Events happened in quick succession thereafter. On Tuesday (Feb 3), the INS representatives met people from MRUC and Nielsen. RSCI’s current chairperson Hormasji Cama was travelling and hence absent. The MRUC-Nielsen foursome weren’t allowed to show a presentation of the process followed and asked to withdraw the IRS. The MRUC folks said it needed to discuss the matter internally and revert within 24 hours. Which they did and said since the IRS is run by RSCI which in turn has been formed by NRSC and MRUC, it said it couldn’t take a unilateral decision (see link: IRS issues statement, Decision on IRS by RSCI on Feb 19).

 

The INS shot back near-instantly with an advisory asking its members (esp the 18 members who had signed the statement) to send MRUC, RSCI (and possibly NRSC/ABC too) withdrawal letters. A publisher and INS functionary even told MxMIndia that it was mulling legal action (stay on IRS) if not withdrawn) and its own currency for readership measurement (see link: INS rejects MRUC response. Mulls alternative currency. Key publicatns to start withdrawing fm IRS)

 

The cross-section of the print ecosystem we spoke with had mixed feelings on the developments. While they believe that the RSCI/Nielsen/MRUC should’ve had a more humane and practical approach on the study and factored in the old rankings and status of publications, they believe an outright rejection will set back the industry by nearly three years.

 

“In this period, many editions and publications have gained ground or fallen in readership. There is no capturing of this data.
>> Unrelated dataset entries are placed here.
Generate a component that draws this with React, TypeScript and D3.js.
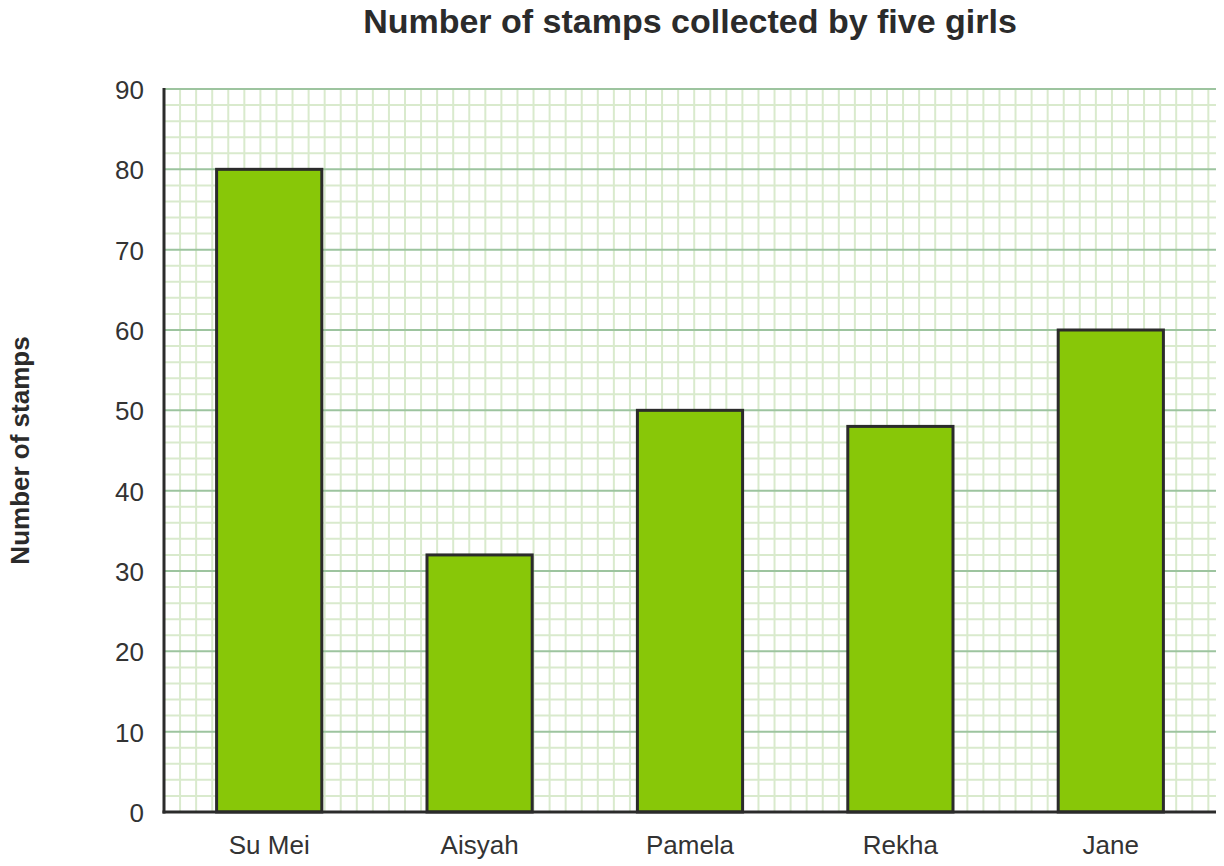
import * as d3 from 'd3';
import React from 'react';

const girls = ['Su Mei', 'Aisyah', 'Pamela', 'Rekha', 'Jane'];
const stamps = [80, 32, 50, 48, 60];
const yTicks = [0, 10, 20, 30, 40, 50, 60, 70, 80, 90];

const width = 1224;
const height = 866;
const left = 164;
const right = 1216;
const top = 89;
const bottom = 812;
const font = '"Liberation Sans", Arial, sans-serif';

export default function App() {
  const x = d3.scaleBand<string>().domain(girls).range([left, right]).paddingInner(0.5).paddingOuter(0.25);
  const y = d3.scaleLinear().domain([0, 90]).range([bottom, top]);

  // minor grid every 2 stamps, same pixel size both ways
  const step = y(0) - y(2);
  const minorY = d3.range(0, 91, 2);
  const minorX = d3.range(left + step, right + 1, step);

  return (
    <svg width={width} height={height} style={{ display: 'block', position: 'absolute', left: 0, top: 0, background: '#fff' }}>
      <g>
        {minorX.map((v, i) => (
          <line key={'vx' + i} x1={v} x2={v} y1={top} y2={bottom} stroke="#d9eacd" strokeWidth={2} />
        ))}
        {minorY.filter(v => v % 10 !== 0).map(v => (
          <line key={'hy' + v} x1={left} x2={right} y1={y(v)} y2={y(v)} stroke="#d9eacd" strokeWidth={2} />
        ))}
        {yTicks.map(v => (
          <line key={'my' + v} x1={left} x2={right} y1={y(v)} y2={y(v)} stroke="#9dc49f" strokeWidth={2} />
        ))}
      </g>
      <g>
        {girls.map((g, i) => (
          <rect
            key={g}
            x={x(g)}
            y={y(stamps[i])}
            width={x.bandwidth()}
            height={y(0) - y(stamps[i])}
            fill="#88c708"
            stroke="#2b2b2b"
            strokeWidth={3}
          />
        ))}
      </g>
      <line x1={left} x2={left} y1={top - 1} y2={bottom + 1.5} stroke="#2b2b2b" strokeWidth={3} />
      <line x1={left - 1.5} x2={right} y1={bottom} y2={bottom} stroke="#2b2b2b" strokeWidth={3} />
      <g fontFamily={font} fill="#333" fontSize={26}>
        {yTicks.map(v => (
          <text key={'t' + v} x={144} y={y(v) + 1} textAnchor="end" dominantBaseline="central">
            {v}
          </text>
        ))}
      </g>
      <g fontFamily={font} fill="#333" fontSize={26}>
        {girls.map(g => (
          <text key={'l' + g} x={(x(g) as number) + x.bandwidth() / 2} y={854} textAnchor="middle">
            {g}
          </text>
        ))}
      </g>
      <text x={690} y={33} textAnchor="middle" fontFamily={font} fontWeight="bold" fontSize={34} fill="#2b2b2b">
        Number of stamps collected by five girls
      </text>
      <text
        transform={`translate(29,${(top + bottom) / 2}) rotate(-90)`}
        textAnchor="middle"
        fontFamily={font}
        fontWeight="bold"
        fontSize={26}
        fill="#2b2b2b"
      >
        Number of stamps
      </text>
    </svg>
  );
}
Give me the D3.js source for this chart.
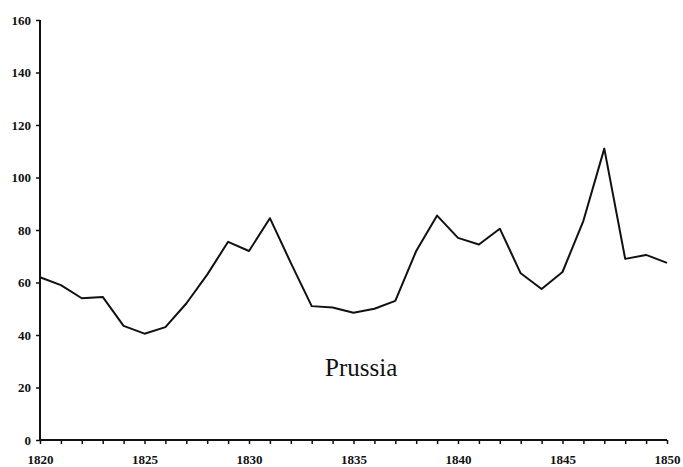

What we will now see is an anarchy – claims and counter-claims and no audited numbers,” one planner told us.

 

Another media buyer and planner was matter-or-fact: “The agency frat already has the data. We will of course use it to beat prices down, even if it’s informally used.” A senior industryperson also echoed this fear.

 

Clearly, newspaper  and magazine-owners stand to lose the most in this face-off. It is imperative that corrective action is taken soonest.

 

And will an alternative currency presented by INS work? The senior media planner we spoke with replied in a “Yes and No”.  “Yes, it’s a question of credibility. It all depends on who is doing it. Also a joint industry body/committee-run study is better, even though we do know that there is some really top talent working with print players,” she said.

 

Tweeted on May 28, 2009

The question that a lot of media agency and some advertisers are asking is what will happen when the first BARC-led television measurement data comes in? “The stakes are much higher in television, and we may suggest Z-category security for the BARC bosses,” an agency senior joked.

 

Meanwhile, it does appear the United Nations may need to be brought in to clear get the INS and IRS together. Right, Ms de Souza?